Le style des phrases

Au fait, qu’est-ce qu’une phrase? Le linguiste Richard Meyer donne cette explication intéressante:

Par phrase, nous entendons un morceau de discours humain parfaitement compréhensible sans aucune aide supplémentaire. Nous n’imposons aucune exigence syntaxique particulière à la phrase: une simple exclamation comme « Au feu! », une phrase interrogative à un seul élément comme « Mort? », une menace – incomplète – comme « Je vais vous… ! » répondent parfaitement aux exigences de compréhension commune.

Pour l’orateur, outre le contenu de ses phrases, c’est d’abord la longueur de celles-ci qui est importante. Ne construisons pas nos phrases en style télégraphique, ni longue comme un train de marchandises! Dans l’ensemble, il doit y avoir plus de phrases courtes que de phrases longues.

Évitons les phrases à tiroir. Elles ne sont pas audibles. De nombreuses phrases subordonnées deviennent des phrases brumeuses, c’est-à-dire qu’elles ont, par leur longueur, l’effet d’une sorte de brouillard mental. Les phrases à rallonge exigent de l’auditeur une sorte de course d’obstacles. Chaque partie de la phrase devient un obstacle qu’il faut franchir péniblement.

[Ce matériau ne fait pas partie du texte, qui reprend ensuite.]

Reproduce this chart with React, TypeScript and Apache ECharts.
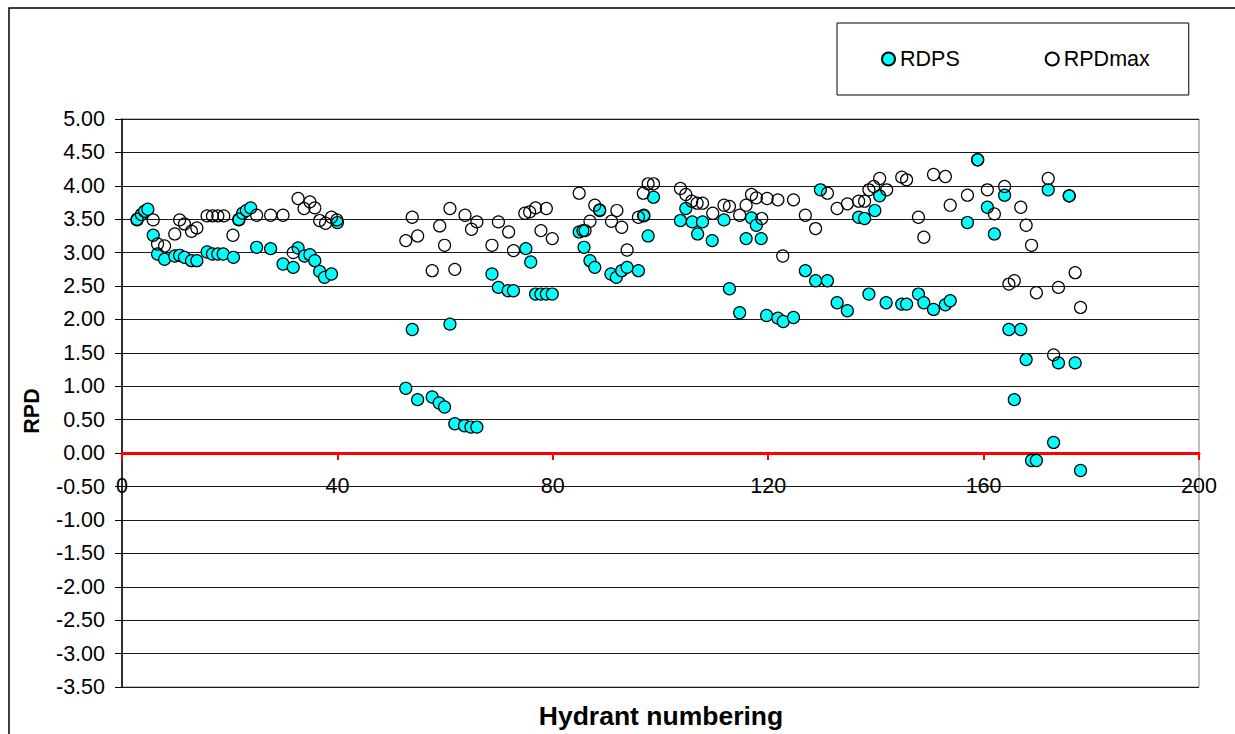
import React, { useEffect, useRef } from "react";
import * as echarts from "echarts";

// Hydrant number, RDPS value
const rdps: [number, number][] = [
  [2.8, 3.49], [3.6, 3.57], [4.2, 3.62], [4.8, 3.65], [5.8, 3.26], [6.6, 2.98], [7.9, 2.9],
  [9.8, 2.95], [10.7, 2.96], [11.6, 2.93], [12.9, 2.88], [13.9, 2.88], [15.8, 3.01], [16.8, 2.98],
  [17.8, 2.98], [18.8, 2.98], [20.7, 2.93], [21.7, 3.49], [22.4, 3.59], [23.1, 3.63], [23.9, 3.67],
  [25.0, 3.08], [27.6, 3.06], [29.9, 2.83], [31.8, 2.78], [32.7, 3.07], [33.9, 2.95], [34.9, 2.97],
  [35.8, 2.88], [36.7, 2.72], [37.6, 2.63], [38.9, 2.68], [40.0, 3.45],
  [52.7, 0.97], [53.9, 1.85], [54.9, 0.8], [57.6, 0.84], [58.9, 0.75], [59.9, 0.69], [60.9, 1.93],
  [61.8, 0.44], [63.6, 0.41], [64.8, 0.39], [65.9, 0.39], [68.7, 2.68], [69.9, 2.48], [71.7, 2.43],
  [72.7, 2.43], [75.0, 3.06], [75.9, 2.86], [76.8, 2.38], [77.8, 2.38], [78.8, 2.38], [79.9, 2.38],
  [84.9, 3.31], [85.6, 3.33], [85.8, 3.08], [86.9, 2.88], [87.8, 2.78], [88.7, 3.63], [90.8, 2.68],
  [91.8, 2.63], [92.8, 2.73], [93.8, 2.78], [95.9, 2.73], [96.9, 3.56], [97.7, 3.25], [98.7, 3.83],
  [103.7, 3.48], [104.7, 3.66], [105.9, 3.46], [106.9, 3.28], [107.8, 3.46], [109.6, 3.18],
  [111.8, 3.49], [112.8, 2.46], [114.7, 2.1], [115.9, 3.21], [116.9, 3.52], [117.8, 3.41],
  [118.7, 3.21], [119.7, 2.06], [121.8, 2.02], [122.8, 1.97], [124.7, 2.03], [126.9, 2.73],
  [128.8, 2.58], [129.7, 3.94], [131.0, 2.58], [132.8, 2.25], [134.7, 2.13], [136.8, 3.53],
  [137.9, 3.51], [138.7, 2.38], [139.8, 3.63], [140.7, 3.85], [141.9, 2.25], [144.8, 2.23],
  [145.7, 2.23], [147.9, 2.38], [148.9, 2.25], [150.7, 2.15], [152.9, 2.22], [153.8, 2.28],
  [157.0, 3.45], [158.9, 4.39], [160.7, 3.68], [162.0, 3.28], [163.9, 3.86], [164.7, 1.85],
  [165.7, 0.8], [166.9, 1.85], [167.9, 1.4], [168.9, -0.11], [169.8, -0.11], [172.0, 3.94],
  [173.0, 0.16], [173.9, 1.35], [175.9, 3.85], [177.0, 1.35], [178.0, -0.26],
];

// Hydrant number, RPDmax value
const rpdmax: [number, number][] = [
  [2.8, 3.5], [5.8, 3.49], [6.6, 3.13], [7.9, 3.1], [9.8, 3.28], [10.7, 3.49], [11.6, 3.43],
  [12.9, 3.32], [13.9, 3.37], [15.8, 3.55], [16.8, 3.55], [17.8, 3.55], [18.9, 3.55], [20.6, 3.26],
  [21.7, 3.5], [25.0, 3.56], [27.6, 3.56], [29.9, 3.56], [31.8, 3.0], [32.7, 3.81], [33.8, 3.66],
  [34.9, 3.76], [35.8, 3.67], [36.7, 3.48], [37.8, 3.44], [38.9, 3.53], [39.9, 3.49],
  [52.7, 3.18], [53.9, 3.53], [54.9, 3.25], [57.6, 2.73], [59.0, 3.4], [59.9, 3.11], [60.9, 3.66],
  [61.8, 2.75], [63.7, 3.56], [64.9, 3.35], [65.9, 3.46], [68.7, 3.11], [69.9, 3.46], [71.8, 3.31],
  [72.7, 3.03], [74.8, 3.59], [75.7, 3.61], [76.8, 3.67], [77.8, 3.33], [78.8, 3.66], [79.9, 3.21],
  [84.9, 3.89], [86.0, 3.33], [86.9, 3.47], [87.8, 3.71], [88.7, 3.64], [90.9, 3.47], [91.9, 3.63],
  [92.8, 3.38], [93.8, 3.04], [95.9, 3.53], [96.9, 3.55], [96.8, 3.89], [97.7, 4.03], [98.7, 4.03],
  [103.7, 3.96], [104.7, 3.87], [105.8, 3.77], [106.8, 3.74], [107.8, 3.74], [109.7, 3.59],
  [111.8, 3.71], [112.8, 3.69], [114.7, 3.56], [115.9, 3.71], [116.9, 3.87], [117.8, 3.82],
  [118.8, 3.51], [119.8, 3.81], [121.8, 3.79], [122.7, 2.95], [124.7, 3.79], [126.9, 3.56],
  [128.8, 3.36], [131.0, 3.89], [132.8, 3.66], [134.7, 3.73], [136.8, 3.77], [137.9, 3.77],
  [138.7, 3.94], [139.6, 3.99], [140.7, 4.11], [142.0, 3.94], [144.8, 4.13], [145.7, 4.09],
  [147.9, 3.53], [148.9, 3.23], [150.7, 4.17], [152.9, 4.14], [153.8, 3.71], [157.0, 3.86],
  [158.9, 4.39], [160.7, 3.94], [162.0, 3.58], [163.9, 3.99], [164.7, 2.53], [165.7, 2.58],
  [166.9, 3.68], [167.9, 3.41], [168.9, 3.11], [169.8, 2.4], [172.0, 4.11], [173.0, 1.47],
  [173.9, 2.48], [175.9, 3.85], [177.0, 2.7], [178.0, 2.18],
];

const seriesNames = ["RDPS", "RPDmax"];
const xTitle = "Hydrant numbering";
const yTitle = "RPD";

const FONT = '"Liberation Sans", Arial, sans-serif';

// plot geometry
const GRID_TOP = 119;
const GRID_BOTTOM = 47;
const CHART_H = 734;
const Y_MIN = -3.5;
const Y_MAX = 5;

export default function App() {
  const ref = useRef<HTMLDivElement>(null);
  useEffect(() => {
    if (!ref.current) return;
    const chart = echarts.init(ref.current, undefined, { renderer: "svg" });
    const plotH = CHART_H - GRID_TOP - GRID_BOTTOM;
    // shift the x axis up from the grid bottom to the value 0
    const zeroOffset = -((0 - Y_MIN) / (Y_MAX - Y_MIN)) * plotH;
    chart.setOption({
      animation: false,
      backgroundColor: "#fff",
      textStyle: { fontFamily: FONT },
      grid: {
        left: 122,
        top: GRID_TOP,
        right: 36,
        bottom: GRID_BOTTOM,
        show: true,
        borderColor: "#808080",
        borderWidth: 1,
        backgroundColor: "transparent",
      },
      legend: {
        data: seriesNames,
        left: 837,
        top: 23,
        orient: "horizontal",
        padding: [25, 39, 25, 44],
        itemGap: 85,
        itemWidth: 13,
        itemHeight: 13,
        borderColor: "#000",
        borderWidth: 1,
        textStyle: { fontSize: 21.5, color: "#000", fontFamily: FONT },
      },
      xAxis: {
        type: "value",
        min: 0,
        max: 200,
        interval: 40,
        offset: zeroOffset,
        axisLine: { onZero: false, lineStyle: { color: "#FF0000", width: 3 } },
        axisTick: { show: true, length: 7, lineStyle: { color: "#FF0000", width: 2 } },
        axisLabel: { color: "#000", fontSize: 21.5, margin: 22, fontFamily: FONT },
        splitLine: { show: false },
      },
      yAxis: {
        type: "value",
        min: Y_MIN,
        max: Y_MAX,
        interval: 0.5,
        axisLine: { show: true, onZero: false, lineStyle: { color: "#000", width: 1.5 } },
        axisTick: { show: true, length: 7, lineStyle: { color: "#000", width: 1 } },
        axisLabel: {
          color: "#000",
          fontSize: 21.5,
          margin: 17,
          fontFamily: FONT,
          formatter: (v: number) => v.toFixed(2),
        },
        splitLine: { show: true, lineStyle: { color: "#1a1a1a", width: 1 } },
      },
      graphic: [
        {
          type: "rect",
          z: -10,
          shape: { x: 9, y: 8, width: 1400, height: 1000 },
          style: { fill: "none", stroke: "#000", lineWidth: 1.5 },
          silent: true,
        },
        {
          type: "text",
          x: 661,
          y: 716,
          style: {
            text: xTitle,
            align: "center",
            verticalAlign: "middle",
            fontSize: 26.5,
            fontWeight: "bold",
            fontFamily: FONT,
            fill: "#000",
          },
        },
        {
          type: "text",
          x: 32,
          y: 411,
          rotation: Math.PI / 2,
          style: {
            text: yTitle,
            align: "center",
            verticalAlign: "middle",
            fontSize: 21.5,
            fontWeight: "bold",
            fontFamily: FONT,
            fill: "#000",
          },
        },
      ],
      series: [
        {
          type: "scatter",
          name: seriesNames[0],
          data: rdps,
          symbol: "circle",
          symbolSize: 12,
          itemStyle: { color: "#00FFFF", borderColor: "#000", borderWidth: 1.2, opacity: 1 },
        },
        {
          type: "scatter",
          name: seriesNames[1],
          data: rpdmax,
          symbol: "circle",
          symbolSize: 12,
          itemStyle: { color: "rgba(255,255,255,0)", borderColor: "#000", borderWidth: 1.2, opacity: 1 },
        },
      ],
    });
    return () => chart.dispose();
  }, []);
  return (
    <div
      ref={ref}
      style={{ position: "absolute", left: 0, top: 0, width: 1235, height: 734 }}
    />
  );
}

Une vieille règle scolaire s’applique également au discours: nouvelle pensée – nouvelle phrase! Et autant de phrases actives que possible; elles sont plus captivantes que les phrases passives.

Au lieu d’utiliser constamment des phrases subordonnées, créons davantage de phrases d’accompagnement.

Tout cela ne veut pas dire que l’orateur doit adopter un style rhétorique asthmatique et éviter strictement les longues phrases. Chez de nombreux orateurs, nous trouvons parfois la grande phrase dans les moments forts; un contexte de pensée large, mais ponctué de césures, qui contient un message important.

Les finesses rhétoriques consistent

  1. à ce que le sommet de la phrase ne reste pas incolore et abstrait à la fin, mais apporte une comparaison plastique et imagée;
  2. à faire suivre l’affirmation essentiel portée dans la phrase longue par une phrase courte. Il ne faut jamais cumuler les grandes phrases.

    Romain Rolland note dans ses Mémoires à propos de l’orateur Jaurès:

    Dès qu’il s’enflammait ou s’excitait, la structuration de ses phrases prenaient une ampleur énorme; elles roulaient comme une boule rouge; un mot jaillissait, flamboyant, inattendu, et clouait le contenu de sa pensée dans les esprits les plus hostiles.

    Des ruptures de phrases (anacoluthes) apparaissent souvent dans les grandes phrases. Il est plus facile de commencer des grandes aẗentes que de les terminer…

    Retenons:

    • l’orateur doit s’habituer à un style dans lequel les phrases plus longues et plus courtes alternent et dans lequel la grande phrase est l’exception. Il se garde surtout de vouloir trop en mettre dans une phrase.
    • Les phrases courtes, formulées de manière percutante et concise, ont particulièrement leur place dans le discours de persuasion.
    • Nous sommes aujourd’hui sensibles à toute exagération, au pathos et à la grandiloquence.
    • L’orateur ne doit pas marcher sur des échasses. L’élocution vissée conduit au style boursouflé.
    • Que l’orateur évite toute indétermination. Les orateurs qui ne s’engagent jamais, mais qui utilisent toujours avec prudence des « pourrait » et des « voudrait », des « peut-être » et des « à peu près », sont une abomination.
    • Ne dites jamais (comme on l’entend si souvent) : « Suite à certaines expériences (ou hypothèses), j’ai décidé… ». Nommez ces expériences ou hypothèses.
    • Même si les formulations pointues peuvent paraître bonnes et élégantes, la surpointisation permanente finit par rendre l’auditeur sceptique; elle conduit à un comportement réservé.
    • Les erreurs que l’on constate chez les autres, on les commet souvent soi-même sans s’en rendre compte.

    En Bref

    Formulons les choses avec soin.

    Une bonne expression a presque autant de valeur qu’une bonne pensée.

    Lichtenberg
    • Parlons avec des phrases que l’on peut suivre (longueur) et qui sont donc compréhensibles.
    • Alternons les phrases longues et les courtes.
    • Privilégions les phrases actives.
    • Soyons simples, clairs et sans pathos dans le style des phrases.

    Améliorer le style, c’est améliorer la pensée et rien d’autre.